Entries taken from a collection:
....

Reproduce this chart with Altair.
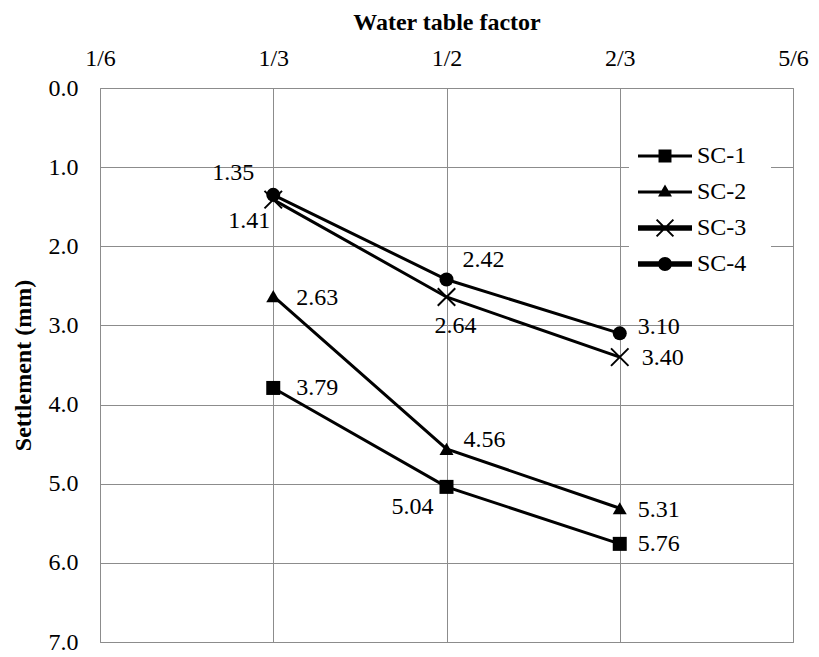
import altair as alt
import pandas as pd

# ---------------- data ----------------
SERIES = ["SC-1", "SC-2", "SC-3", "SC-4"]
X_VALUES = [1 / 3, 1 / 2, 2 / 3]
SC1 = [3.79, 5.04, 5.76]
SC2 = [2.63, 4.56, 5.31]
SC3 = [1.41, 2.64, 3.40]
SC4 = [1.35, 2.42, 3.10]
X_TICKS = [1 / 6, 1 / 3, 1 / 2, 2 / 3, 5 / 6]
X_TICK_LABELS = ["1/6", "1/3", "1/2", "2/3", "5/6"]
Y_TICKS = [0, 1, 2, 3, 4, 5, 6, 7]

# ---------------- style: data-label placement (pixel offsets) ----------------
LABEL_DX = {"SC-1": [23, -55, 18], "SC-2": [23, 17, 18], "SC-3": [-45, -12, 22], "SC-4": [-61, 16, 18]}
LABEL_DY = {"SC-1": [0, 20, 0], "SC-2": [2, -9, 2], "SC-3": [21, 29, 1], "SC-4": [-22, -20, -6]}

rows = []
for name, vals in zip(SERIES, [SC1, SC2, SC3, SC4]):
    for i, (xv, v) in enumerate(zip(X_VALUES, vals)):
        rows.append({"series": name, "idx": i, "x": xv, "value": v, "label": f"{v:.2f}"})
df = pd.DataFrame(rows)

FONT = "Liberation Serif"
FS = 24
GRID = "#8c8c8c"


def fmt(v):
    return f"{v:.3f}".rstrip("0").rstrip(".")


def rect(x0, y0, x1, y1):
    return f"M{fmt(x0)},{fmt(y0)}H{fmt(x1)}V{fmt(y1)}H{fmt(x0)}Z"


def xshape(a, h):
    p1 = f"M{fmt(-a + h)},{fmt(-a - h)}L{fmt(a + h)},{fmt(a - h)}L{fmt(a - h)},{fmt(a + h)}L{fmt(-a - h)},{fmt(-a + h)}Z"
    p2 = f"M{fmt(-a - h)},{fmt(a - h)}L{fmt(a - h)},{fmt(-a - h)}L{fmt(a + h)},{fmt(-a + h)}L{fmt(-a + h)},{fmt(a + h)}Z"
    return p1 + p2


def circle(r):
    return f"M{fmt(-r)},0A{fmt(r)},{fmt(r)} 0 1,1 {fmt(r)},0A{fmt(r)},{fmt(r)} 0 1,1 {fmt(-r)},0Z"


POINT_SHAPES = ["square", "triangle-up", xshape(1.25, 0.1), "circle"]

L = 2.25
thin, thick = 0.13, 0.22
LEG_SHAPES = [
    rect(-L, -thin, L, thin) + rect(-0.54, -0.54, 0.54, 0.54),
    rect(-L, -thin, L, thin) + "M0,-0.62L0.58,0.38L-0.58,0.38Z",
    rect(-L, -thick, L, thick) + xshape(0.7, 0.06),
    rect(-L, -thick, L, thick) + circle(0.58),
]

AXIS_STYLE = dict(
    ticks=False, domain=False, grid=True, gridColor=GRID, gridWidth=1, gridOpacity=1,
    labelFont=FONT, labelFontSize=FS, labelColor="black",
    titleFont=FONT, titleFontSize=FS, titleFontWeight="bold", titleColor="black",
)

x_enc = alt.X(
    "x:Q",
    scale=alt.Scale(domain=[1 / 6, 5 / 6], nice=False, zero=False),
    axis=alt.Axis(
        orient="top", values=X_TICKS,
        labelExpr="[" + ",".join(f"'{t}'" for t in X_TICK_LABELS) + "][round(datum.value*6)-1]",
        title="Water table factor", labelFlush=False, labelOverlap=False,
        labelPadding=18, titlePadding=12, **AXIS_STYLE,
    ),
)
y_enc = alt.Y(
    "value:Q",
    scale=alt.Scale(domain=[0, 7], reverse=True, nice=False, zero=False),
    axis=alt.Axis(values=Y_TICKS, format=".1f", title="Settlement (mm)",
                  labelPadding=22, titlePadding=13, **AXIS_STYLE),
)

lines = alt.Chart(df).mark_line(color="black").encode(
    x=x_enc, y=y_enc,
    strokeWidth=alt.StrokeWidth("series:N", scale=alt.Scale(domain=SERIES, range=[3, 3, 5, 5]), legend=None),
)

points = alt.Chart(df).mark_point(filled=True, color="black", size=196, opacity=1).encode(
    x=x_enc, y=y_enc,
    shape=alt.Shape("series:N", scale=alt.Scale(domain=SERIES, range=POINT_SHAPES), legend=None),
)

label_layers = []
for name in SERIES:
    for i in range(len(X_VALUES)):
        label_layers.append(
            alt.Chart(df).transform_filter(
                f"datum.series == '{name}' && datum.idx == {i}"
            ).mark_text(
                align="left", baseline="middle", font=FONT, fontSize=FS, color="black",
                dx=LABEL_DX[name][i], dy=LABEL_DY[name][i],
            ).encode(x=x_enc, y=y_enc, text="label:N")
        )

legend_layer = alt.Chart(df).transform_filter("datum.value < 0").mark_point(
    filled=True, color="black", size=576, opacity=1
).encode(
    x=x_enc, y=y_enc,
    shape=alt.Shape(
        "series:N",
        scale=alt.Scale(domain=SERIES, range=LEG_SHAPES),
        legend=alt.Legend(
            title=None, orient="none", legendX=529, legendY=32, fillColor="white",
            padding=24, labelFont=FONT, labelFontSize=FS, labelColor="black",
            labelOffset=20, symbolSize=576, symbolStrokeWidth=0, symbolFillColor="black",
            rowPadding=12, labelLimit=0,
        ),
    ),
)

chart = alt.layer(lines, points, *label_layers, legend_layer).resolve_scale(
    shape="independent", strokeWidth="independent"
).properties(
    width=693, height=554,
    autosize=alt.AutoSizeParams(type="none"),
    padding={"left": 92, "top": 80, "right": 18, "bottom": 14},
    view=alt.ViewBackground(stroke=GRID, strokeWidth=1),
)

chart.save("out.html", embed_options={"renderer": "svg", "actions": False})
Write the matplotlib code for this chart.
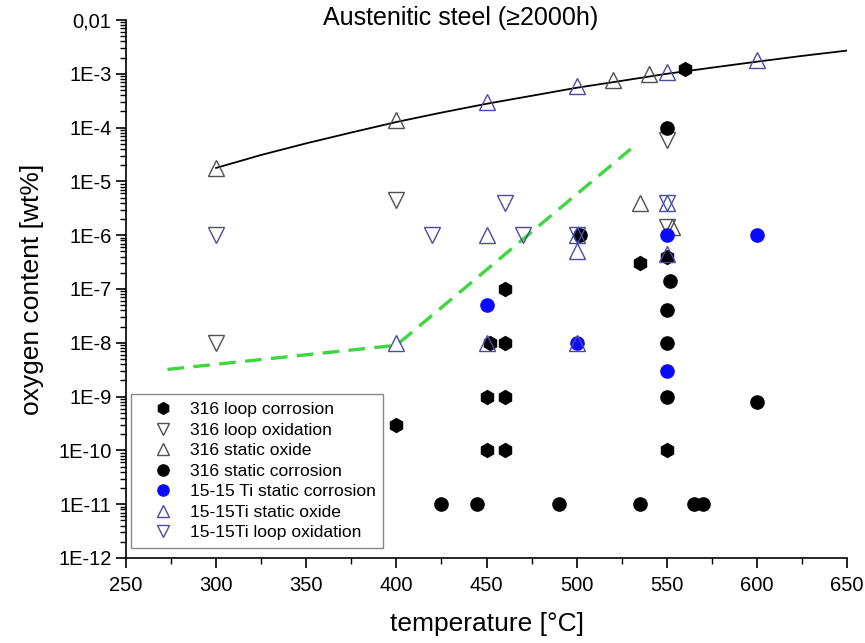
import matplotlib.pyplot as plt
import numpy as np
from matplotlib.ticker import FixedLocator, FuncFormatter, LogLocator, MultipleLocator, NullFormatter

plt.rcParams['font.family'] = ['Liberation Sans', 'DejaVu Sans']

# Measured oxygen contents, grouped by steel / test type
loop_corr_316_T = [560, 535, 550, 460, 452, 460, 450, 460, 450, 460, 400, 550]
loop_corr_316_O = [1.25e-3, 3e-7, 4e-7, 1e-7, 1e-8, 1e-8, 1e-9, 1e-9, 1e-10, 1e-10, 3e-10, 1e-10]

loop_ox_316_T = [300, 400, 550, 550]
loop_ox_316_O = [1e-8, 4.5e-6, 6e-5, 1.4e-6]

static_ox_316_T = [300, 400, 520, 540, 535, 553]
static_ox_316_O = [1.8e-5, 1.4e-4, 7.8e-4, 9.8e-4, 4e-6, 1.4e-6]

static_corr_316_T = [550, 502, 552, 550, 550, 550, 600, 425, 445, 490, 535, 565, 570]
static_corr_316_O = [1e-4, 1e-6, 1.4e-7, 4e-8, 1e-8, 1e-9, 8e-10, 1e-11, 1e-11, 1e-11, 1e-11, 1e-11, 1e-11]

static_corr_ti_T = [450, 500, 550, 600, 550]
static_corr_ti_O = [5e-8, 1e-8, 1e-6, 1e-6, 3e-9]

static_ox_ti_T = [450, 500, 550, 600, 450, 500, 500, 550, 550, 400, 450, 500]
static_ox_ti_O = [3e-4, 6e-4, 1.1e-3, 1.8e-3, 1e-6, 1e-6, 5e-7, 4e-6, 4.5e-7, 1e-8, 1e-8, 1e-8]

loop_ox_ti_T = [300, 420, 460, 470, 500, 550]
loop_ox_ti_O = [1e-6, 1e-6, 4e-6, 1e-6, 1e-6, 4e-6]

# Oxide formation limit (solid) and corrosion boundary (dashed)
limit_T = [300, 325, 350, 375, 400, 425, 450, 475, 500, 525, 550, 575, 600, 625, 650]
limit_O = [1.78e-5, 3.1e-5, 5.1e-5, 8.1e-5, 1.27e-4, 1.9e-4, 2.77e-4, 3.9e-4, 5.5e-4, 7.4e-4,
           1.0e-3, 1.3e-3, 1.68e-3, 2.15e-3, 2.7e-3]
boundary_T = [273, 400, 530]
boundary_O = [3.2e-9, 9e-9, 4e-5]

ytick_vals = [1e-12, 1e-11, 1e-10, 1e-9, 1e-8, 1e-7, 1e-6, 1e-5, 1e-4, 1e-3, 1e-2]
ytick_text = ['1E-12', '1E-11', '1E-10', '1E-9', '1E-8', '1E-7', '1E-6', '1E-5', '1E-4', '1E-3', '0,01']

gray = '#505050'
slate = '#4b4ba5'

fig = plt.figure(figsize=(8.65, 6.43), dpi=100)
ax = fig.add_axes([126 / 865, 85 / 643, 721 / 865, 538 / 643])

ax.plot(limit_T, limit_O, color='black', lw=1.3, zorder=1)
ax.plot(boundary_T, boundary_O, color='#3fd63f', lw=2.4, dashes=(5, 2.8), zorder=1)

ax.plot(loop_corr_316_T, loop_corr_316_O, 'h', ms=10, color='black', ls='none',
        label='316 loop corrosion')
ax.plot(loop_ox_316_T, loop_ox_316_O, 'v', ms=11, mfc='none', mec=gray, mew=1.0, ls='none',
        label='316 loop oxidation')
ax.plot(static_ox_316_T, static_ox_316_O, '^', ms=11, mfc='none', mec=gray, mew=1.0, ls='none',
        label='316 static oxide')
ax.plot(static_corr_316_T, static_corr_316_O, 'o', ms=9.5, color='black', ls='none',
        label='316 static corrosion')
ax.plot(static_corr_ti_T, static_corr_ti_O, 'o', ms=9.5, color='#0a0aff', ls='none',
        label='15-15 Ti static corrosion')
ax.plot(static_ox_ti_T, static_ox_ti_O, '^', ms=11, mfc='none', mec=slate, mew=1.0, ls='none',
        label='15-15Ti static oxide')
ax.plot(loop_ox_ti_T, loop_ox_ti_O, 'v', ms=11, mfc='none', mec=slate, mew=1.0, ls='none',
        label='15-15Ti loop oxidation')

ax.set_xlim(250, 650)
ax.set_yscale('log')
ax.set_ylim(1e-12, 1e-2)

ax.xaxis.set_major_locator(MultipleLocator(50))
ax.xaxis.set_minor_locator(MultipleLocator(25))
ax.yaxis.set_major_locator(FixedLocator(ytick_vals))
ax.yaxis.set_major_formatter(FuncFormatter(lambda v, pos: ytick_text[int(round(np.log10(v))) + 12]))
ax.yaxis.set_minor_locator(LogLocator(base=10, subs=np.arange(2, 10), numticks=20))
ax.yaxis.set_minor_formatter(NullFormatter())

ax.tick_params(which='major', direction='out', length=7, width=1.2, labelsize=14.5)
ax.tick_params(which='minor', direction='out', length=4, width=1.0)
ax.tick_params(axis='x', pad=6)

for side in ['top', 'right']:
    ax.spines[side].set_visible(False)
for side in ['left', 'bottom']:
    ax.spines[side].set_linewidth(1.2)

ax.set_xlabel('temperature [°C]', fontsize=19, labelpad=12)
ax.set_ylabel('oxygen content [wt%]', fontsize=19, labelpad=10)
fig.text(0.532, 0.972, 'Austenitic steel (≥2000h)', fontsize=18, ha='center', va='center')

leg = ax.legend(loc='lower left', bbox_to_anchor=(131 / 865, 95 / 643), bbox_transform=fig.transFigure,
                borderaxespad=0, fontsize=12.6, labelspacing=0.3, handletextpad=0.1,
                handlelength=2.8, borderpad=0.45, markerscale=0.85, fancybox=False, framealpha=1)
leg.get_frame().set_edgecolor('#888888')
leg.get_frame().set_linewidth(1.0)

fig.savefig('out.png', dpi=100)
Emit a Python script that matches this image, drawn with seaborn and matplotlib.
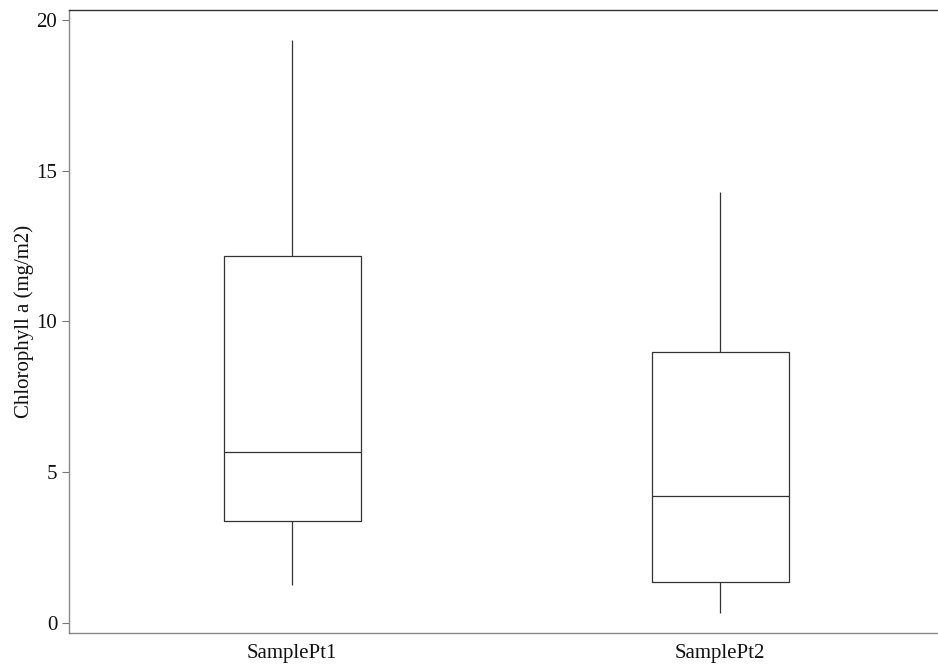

....

§ **Task details**: Please restate the material above line by line, exactly, beginning at its first line and ending with the line that contains "import pandas as pd", without any pictures.

§ **Exercise result**:
Reproduce this chart with Altair.
import altair as alt
import pandas as pd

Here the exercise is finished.